** START OF Task input **

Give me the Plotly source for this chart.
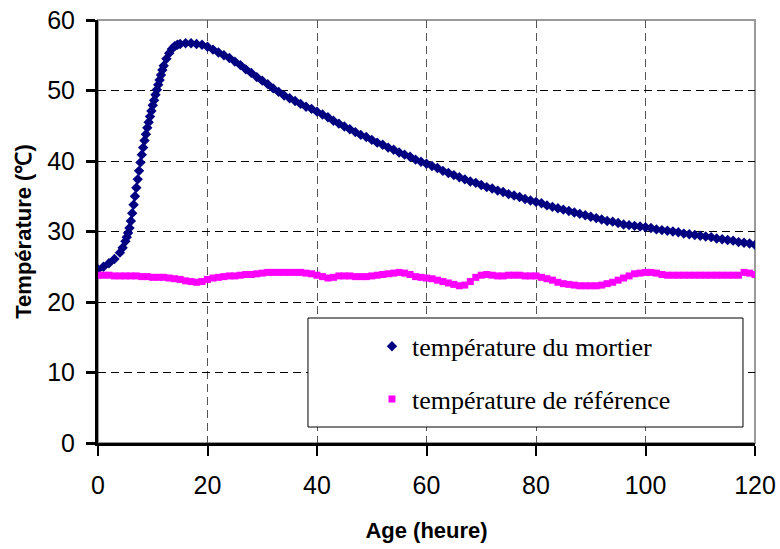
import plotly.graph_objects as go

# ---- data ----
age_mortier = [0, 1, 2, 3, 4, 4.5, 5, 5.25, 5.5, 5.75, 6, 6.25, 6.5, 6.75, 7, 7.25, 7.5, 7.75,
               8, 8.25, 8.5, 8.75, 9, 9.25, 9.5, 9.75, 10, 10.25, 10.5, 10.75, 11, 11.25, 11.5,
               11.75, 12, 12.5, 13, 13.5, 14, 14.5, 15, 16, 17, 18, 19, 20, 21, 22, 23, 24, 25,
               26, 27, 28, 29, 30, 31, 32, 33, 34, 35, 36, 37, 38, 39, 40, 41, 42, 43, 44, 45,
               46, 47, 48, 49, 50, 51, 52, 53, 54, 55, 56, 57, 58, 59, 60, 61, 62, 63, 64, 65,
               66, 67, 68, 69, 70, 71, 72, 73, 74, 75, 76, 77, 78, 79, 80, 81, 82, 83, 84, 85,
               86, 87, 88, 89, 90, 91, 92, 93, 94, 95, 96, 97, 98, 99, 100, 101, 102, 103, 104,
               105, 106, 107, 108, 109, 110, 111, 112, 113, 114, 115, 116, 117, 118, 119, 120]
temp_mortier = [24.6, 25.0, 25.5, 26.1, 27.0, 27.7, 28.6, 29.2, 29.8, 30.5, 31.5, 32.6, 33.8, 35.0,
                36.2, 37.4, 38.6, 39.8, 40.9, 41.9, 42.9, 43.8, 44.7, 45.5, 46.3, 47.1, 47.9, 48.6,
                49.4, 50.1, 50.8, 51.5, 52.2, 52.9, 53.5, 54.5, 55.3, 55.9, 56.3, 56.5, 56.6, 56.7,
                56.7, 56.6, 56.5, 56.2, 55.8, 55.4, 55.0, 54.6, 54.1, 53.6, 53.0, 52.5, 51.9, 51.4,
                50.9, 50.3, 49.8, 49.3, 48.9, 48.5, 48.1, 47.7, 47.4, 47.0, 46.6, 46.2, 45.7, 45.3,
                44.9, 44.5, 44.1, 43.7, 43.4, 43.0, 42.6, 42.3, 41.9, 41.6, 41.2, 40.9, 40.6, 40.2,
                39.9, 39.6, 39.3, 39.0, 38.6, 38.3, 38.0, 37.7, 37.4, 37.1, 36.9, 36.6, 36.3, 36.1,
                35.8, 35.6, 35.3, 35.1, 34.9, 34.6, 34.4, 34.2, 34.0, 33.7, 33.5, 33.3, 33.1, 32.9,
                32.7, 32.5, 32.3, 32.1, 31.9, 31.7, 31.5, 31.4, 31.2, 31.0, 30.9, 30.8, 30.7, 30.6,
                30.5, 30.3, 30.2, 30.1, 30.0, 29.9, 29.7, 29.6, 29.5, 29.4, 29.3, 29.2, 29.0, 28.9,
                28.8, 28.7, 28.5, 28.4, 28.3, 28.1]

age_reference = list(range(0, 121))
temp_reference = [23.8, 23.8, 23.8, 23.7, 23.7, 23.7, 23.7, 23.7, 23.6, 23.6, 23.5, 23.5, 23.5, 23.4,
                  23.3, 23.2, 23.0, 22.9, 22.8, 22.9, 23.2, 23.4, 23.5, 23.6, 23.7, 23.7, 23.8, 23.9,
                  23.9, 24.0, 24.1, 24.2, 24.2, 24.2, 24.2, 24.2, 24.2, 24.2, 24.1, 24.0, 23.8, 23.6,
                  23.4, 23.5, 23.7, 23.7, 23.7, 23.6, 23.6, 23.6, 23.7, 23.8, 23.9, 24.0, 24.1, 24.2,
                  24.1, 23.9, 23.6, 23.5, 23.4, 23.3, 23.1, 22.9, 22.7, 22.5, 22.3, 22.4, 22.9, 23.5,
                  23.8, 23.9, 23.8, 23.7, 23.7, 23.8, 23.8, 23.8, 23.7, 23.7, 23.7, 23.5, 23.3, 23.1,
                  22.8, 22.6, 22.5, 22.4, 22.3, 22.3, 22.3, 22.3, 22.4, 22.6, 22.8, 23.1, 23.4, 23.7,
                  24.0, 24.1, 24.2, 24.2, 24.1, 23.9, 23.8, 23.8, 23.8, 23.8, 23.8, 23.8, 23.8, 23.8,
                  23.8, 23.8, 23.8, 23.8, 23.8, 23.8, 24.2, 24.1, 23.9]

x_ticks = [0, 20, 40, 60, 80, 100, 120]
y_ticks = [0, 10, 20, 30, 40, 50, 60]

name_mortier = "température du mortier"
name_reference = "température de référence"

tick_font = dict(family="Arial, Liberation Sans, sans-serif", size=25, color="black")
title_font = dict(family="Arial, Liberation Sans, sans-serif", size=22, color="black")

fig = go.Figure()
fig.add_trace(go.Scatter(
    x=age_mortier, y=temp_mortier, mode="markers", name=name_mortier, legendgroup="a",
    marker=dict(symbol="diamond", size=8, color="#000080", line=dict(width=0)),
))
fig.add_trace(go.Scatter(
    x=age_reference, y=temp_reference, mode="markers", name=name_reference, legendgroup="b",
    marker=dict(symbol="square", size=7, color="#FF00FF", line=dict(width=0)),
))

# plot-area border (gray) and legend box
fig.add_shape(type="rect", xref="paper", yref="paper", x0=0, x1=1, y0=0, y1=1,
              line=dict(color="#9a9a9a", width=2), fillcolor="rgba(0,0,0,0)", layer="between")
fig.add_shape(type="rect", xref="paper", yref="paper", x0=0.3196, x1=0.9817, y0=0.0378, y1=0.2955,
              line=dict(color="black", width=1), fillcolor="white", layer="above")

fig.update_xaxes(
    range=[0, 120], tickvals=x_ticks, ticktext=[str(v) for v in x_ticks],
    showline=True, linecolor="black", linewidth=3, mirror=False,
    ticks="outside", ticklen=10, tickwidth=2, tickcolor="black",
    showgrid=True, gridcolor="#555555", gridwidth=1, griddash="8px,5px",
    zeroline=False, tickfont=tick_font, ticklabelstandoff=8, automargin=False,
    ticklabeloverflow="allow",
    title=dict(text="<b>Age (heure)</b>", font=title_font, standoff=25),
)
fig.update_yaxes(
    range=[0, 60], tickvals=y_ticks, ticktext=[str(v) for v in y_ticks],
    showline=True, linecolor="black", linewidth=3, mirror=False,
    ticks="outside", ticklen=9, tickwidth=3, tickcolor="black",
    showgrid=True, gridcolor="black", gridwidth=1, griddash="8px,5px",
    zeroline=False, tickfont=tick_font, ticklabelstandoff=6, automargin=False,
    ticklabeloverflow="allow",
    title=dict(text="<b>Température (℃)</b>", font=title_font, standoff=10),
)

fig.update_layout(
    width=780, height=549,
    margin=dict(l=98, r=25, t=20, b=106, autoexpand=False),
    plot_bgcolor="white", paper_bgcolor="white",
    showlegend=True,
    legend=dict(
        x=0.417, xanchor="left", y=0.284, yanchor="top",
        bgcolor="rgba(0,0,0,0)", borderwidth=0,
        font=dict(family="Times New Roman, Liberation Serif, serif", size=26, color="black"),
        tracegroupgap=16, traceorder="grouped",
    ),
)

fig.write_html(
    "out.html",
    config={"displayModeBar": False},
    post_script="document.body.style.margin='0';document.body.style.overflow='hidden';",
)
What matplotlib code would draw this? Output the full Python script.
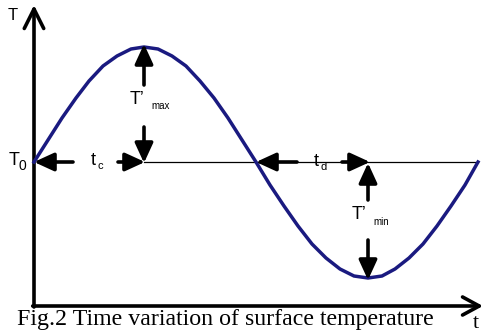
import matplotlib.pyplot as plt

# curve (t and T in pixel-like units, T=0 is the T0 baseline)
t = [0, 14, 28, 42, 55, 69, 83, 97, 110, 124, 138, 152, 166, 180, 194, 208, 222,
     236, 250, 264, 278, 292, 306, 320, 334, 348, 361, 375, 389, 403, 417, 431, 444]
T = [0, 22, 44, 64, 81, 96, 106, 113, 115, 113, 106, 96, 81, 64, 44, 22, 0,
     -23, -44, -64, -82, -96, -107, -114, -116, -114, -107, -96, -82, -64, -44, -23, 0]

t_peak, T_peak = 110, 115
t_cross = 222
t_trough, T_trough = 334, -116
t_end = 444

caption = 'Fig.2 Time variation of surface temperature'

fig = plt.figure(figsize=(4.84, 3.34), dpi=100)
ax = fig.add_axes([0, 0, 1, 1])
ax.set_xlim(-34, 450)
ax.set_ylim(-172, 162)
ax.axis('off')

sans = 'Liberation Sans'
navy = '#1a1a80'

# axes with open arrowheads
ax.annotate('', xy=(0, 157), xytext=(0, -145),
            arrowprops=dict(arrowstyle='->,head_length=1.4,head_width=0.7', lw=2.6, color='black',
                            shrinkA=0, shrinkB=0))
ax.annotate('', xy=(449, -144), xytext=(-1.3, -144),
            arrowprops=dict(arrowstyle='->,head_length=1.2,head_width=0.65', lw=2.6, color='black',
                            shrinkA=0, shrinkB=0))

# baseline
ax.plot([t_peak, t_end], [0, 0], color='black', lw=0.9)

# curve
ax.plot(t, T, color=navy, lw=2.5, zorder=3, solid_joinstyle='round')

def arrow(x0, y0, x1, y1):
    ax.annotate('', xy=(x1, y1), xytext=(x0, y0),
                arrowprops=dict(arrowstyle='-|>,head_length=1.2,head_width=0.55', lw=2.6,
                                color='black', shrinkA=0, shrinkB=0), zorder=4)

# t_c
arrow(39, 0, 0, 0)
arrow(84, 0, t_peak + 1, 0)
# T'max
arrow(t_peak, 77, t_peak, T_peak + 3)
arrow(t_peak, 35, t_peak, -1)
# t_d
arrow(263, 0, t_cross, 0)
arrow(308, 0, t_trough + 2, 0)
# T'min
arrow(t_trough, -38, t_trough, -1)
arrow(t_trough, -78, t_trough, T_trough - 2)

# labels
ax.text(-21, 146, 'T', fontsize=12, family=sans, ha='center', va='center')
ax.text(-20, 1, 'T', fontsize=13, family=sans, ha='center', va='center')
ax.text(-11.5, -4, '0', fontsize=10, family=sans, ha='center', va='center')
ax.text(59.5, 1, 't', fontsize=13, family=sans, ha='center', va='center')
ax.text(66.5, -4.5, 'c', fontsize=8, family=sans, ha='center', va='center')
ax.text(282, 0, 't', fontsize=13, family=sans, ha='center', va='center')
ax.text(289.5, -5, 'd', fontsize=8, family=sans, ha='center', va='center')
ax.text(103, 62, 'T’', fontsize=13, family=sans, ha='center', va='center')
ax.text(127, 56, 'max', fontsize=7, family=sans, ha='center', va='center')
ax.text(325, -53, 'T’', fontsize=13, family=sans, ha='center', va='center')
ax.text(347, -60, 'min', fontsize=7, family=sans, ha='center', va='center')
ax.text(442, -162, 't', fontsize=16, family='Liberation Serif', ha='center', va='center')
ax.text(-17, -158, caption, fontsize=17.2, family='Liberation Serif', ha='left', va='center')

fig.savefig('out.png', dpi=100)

** END OF Task input **

With all pictures left out, please transcribe exactly the lines from the start of the material through the line with "import plotly.graph_objects as go".

Give me the Plotly source for this chart.
import plotly.graph_objects as go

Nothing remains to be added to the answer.